Встала в 12. Опять у меня кололо сердце. Два окна в доме совсем чистые – на кухне и в комнате у Гены, улица «умылась и приблизилась». Делала сырники, завтракали. Всё о Лебеде рассуждали, будущем диктаторе. Гена читал «Московский комсомолец», светскую хронику – «отвратительно об отвратительном». Но, видимо, человеку надо разным питаться, чтобы что-то и раздражало, будило протесты. Гена звонил Шульпину, Шульпин звонил Гене – постоянный обмен мнениями. Потом Гена мыл голову, бороду. Я выходила в сад, кормила Марту. Третий кустик жасмина, не подававший признаков жизни полтора месяца, вдруг воскрес! Зелень вся мокрая, свежая, очень пасмурно. Я торопилась, хотела съездить на ВДНХ за мёдом. Но в 3-м часу начался ливень, решила уже сегодня не ехать. Нинка звонила: «Ну, я тогда сегодня в дождь к вам не поеду, в воскресенье к вам приду… Я тоже тут замоталася…»

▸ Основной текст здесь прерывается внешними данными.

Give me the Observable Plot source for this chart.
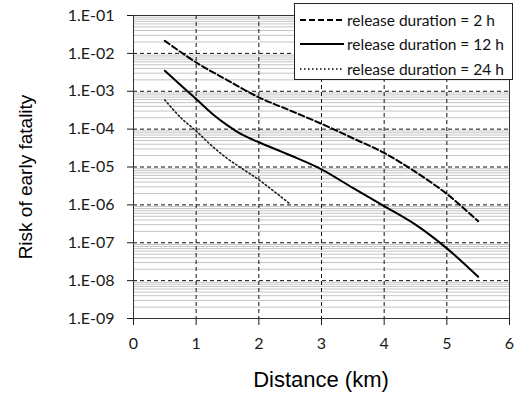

Гена звонил в Москомзем Виктору Сергеевичу – опять наше дело передали Прониной Галине Григорьевне. Занесли с Геной в мою комнату маленький диванчик, поставили углом к моему большому дивану. Но потом я передумала и диванчик этот решила всё-таки заменить большим старым сундуком из зала (ночью ещё придумала). Гена ходил расстроенный сведениями из Москомзема, рисовать картину не мог – темно. Лёг в зале, уснул. Я варила щи. Потом начала шуршать там, в зале, разгребать на сундуке. Гена встал, сам стал там разбирать. Вечные споры у нас из-за этих разгребаний: «Зачем сюда кладёшь, разве не видишь, что упадёт?..» Потом затащили сундук в мою комнату, диванчик – обратно в его кабинет. В комнате у меня стало больше колорита, на старинном сундуке можно и спать, и сидеть.